— AIM OF THE TASK —
Make an exact copy of all the material below, apart from the pictures.

— DATA SEGMENT —
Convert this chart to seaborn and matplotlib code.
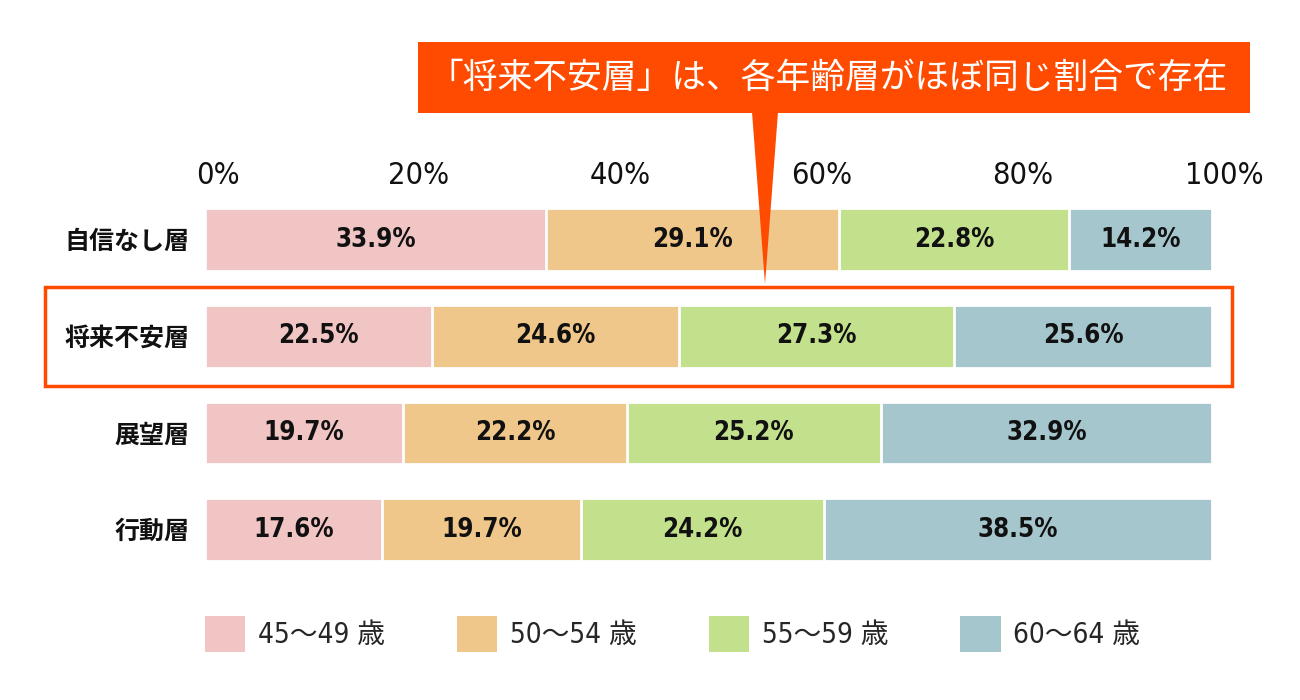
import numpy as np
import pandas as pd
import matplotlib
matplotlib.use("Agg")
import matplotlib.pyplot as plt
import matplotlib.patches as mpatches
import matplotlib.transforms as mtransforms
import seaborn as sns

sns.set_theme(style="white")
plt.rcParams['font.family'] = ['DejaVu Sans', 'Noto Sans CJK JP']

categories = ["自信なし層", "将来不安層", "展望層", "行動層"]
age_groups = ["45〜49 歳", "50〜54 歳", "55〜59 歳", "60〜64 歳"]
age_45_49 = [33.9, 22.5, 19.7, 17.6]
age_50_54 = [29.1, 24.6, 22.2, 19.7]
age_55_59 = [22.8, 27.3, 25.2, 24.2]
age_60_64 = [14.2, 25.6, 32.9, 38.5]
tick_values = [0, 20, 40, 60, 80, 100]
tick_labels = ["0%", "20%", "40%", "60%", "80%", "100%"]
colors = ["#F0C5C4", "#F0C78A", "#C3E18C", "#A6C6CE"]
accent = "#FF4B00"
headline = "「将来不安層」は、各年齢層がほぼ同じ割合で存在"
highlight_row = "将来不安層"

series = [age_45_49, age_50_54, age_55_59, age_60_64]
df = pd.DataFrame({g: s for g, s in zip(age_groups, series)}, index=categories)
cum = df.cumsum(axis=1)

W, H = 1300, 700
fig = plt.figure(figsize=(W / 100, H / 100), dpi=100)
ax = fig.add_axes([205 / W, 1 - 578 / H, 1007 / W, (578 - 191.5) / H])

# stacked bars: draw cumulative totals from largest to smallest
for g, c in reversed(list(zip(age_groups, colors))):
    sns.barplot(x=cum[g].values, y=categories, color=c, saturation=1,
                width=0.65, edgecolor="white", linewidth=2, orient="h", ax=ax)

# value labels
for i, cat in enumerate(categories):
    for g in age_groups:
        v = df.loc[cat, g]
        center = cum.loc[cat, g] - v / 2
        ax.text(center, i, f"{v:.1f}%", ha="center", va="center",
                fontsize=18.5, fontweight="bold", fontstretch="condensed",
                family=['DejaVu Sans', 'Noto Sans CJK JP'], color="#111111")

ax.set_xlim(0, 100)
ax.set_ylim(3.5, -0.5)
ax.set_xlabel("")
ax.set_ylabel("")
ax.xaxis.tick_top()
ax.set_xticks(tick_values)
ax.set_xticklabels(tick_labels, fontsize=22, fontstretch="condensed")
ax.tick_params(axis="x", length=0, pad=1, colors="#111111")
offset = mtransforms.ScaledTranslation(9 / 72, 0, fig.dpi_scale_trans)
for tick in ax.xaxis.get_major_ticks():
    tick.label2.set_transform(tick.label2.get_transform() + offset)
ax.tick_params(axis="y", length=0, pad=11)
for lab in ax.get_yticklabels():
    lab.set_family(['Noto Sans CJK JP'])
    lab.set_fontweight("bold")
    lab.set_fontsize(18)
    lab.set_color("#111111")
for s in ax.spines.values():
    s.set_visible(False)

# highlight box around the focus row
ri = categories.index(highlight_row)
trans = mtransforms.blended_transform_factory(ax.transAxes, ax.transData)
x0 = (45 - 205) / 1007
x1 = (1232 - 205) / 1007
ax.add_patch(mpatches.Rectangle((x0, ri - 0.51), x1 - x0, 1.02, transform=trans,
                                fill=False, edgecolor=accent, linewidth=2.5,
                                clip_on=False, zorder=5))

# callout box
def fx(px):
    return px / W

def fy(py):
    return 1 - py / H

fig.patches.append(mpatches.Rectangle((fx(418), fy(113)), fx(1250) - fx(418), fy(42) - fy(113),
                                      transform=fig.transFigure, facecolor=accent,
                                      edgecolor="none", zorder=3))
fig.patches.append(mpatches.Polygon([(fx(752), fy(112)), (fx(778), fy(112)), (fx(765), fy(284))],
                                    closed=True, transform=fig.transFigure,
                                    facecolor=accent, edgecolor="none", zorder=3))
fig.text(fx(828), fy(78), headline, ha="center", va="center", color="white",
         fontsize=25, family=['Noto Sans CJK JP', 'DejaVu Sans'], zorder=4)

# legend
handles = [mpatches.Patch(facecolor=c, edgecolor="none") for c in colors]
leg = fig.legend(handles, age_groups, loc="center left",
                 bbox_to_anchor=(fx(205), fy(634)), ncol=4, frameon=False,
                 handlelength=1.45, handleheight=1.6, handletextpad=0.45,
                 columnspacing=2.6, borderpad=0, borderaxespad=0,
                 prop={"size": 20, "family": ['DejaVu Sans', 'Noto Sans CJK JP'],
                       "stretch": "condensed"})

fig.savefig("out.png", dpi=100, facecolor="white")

— REPLY TO THE EXERCISE —
Convert this chart to seaborn and matplotlib code.
import numpy as np
import pandas as pd
import matplotlib
matplotlib.use("Agg")
import matplotlib.pyplot as plt
import matplotlib.patches as mpatches
import matplotlib.transforms as mtransforms
import seaborn as sns

sns.set_theme(style="white")
plt.rcParams['font.family'] = ['DejaVu Sans', 'Noto Sans CJK JP']

categories = ["自信なし層", "将来不安層", "展望層", "行動層"]
age_groups = ["45〜49 歳", "50〜54 歳", "55〜59 歳", "60〜64 歳"]
age_45_49 = [33.9, 22.5, 19.7, 17.6]
age_50_54 = [29.1, 24.6, 22.2, 19.7]
age_55_59 = [22.8, 27.3, 25.2, 24.2]
age_60_64 = [14.2, 25.6, 32.9, 38.5]
tick_values = [0, 20, 40, 60, 80, 100]
tick_labels = ["0%", "20%", "40%", "60%", "80%", "100%"]
colors = ["#F0C5C4", "#F0C78A", "#C3E18C", "#A6C6CE"]
accent = "#FF4B00"
headline = "「将来不安層」は、各年齢層がほぼ同じ割合で存在"
highlight_row = "将来不安層"

series = [age_45_49, age_50_54, age_55_59, age_60_64]
df = pd.DataFrame({g: s for g, s in zip(age_groups, series)}, index=categories)
cum = df.cumsum(axis=1)

W, H = 1300, 700
fig = plt.figure(figsize=(W / 100, H / 100), dpi=100)
ax = fig.add_axes([205 / W, 1 - 578 / H, 1007 / W, (578 - 191.5) / H])

# stacked bars: draw cumulative totals from largest to smallest
for g, c in reversed(list(zip(age_groups, colors))):
    sns.barplot(x=cum[g].values, y=categories, color=c, saturation=1,
                width=0.65, edgecolor="white", linewidth=2, orient="h", ax=ax)

# value labels
for i, cat in enumerate(categories):
    for g in age_groups:
        v = df.loc[cat, g]
        center = cum.loc[cat, g] - v / 2
        ax.text(center, i, f"{v:.1f}%", ha="center", va="center",
                fontsize=18.5, fontweight="bold", fontstretch="condensed",
                family=['DejaVu Sans', 'Noto Sans CJK JP'], color="#111111")

ax.set_xlim(0, 100)
ax.set_ylim(3.5, -0.5)
ax.set_xlabel("")
ax.set_ylabel("")
ax.xaxis.tick_top()
ax.set_xticks(tick_values)
ax.set_xticklabels(tick_labels, fontsize=22, fontstretch="condensed")
ax.tick_params(axis="x", length=0, pad=1, colors="#111111")
offset = mtransforms.ScaledTranslation(9 / 72, 0, fig.dpi_scale_trans)
for tick in ax.xaxis.get_major_ticks():
    tick.label2.set_transform(tick.label2.get_transform() + offset)
ax.tick_params(axis="y", length=0, pad=11)
for lab in ax.get_yticklabels():
    lab.set_family(['Noto Sans CJK JP'])
    lab.set_fontweight("bold")
    lab.set_fontsize(18)
    lab.set_color("#111111")
for s in ax.spines.values():
    s.set_visible(False)

# highlight box around the focus row
ri = categories.index(highlight_row)
trans = mtransforms.blended_transform_factory(ax.transAxes, ax.transData)
x0 = (45 - 205) / 1007
x1 = (1232 - 205) / 1007
ax.add_patch(mpatches.Rectangle((x0, ri - 0.51), x1 - x0, 1.02, transform=trans,
                                fill=False, edgecolor=accent, linewidth=2.5,
                                clip_on=False, zorder=5))

# callout box
def fx(px):
    return px / W

def fy(py):
    return 1 - py / H

fig.patches.append(mpatches.Rectangle((fx(418), fy(113)), fx(1250) - fx(418), fy(42) - fy(113),
                                      transform=fig.transFigure, facecolor=accent,
                                      edgecolor="none", zorder=3))
fig.patches.append(mpatches.Polygon([(fx(752), fy(112)), (fx(778), fy(112)), (fx(765), fy(284))],
                                    closed=True, transform=fig.transFigure,
                                    facecolor=accent, edgecolor="none", zorder=3))
fig.text(fx(828), fy(78), headline, ha="center", va="center", color="white",
         fontsize=25, family=['Noto Sans CJK JP', 'DejaVu Sans'], zorder=4)

# legend
handles = [mpatches.Patch(facecolor=c, edgecolor="none") for c in colors]
leg = fig.legend(handles, age_groups, loc="center left",
                 bbox_to_anchor=(fx(205), fy(634)), ncol=4, frameon=False,
                 handlelength=1.45, handleheight=1.6, handletextpad=0.45,
                 columnspacing=2.6, borderpad=0, borderaxespad=0,
                 prop={"size": 20, "family": ['DejaVu Sans', 'Noto Sans CJK JP'],
                       "stretch": "condensed"})

fig.savefig("out.png", dpi=100, facecolor="white")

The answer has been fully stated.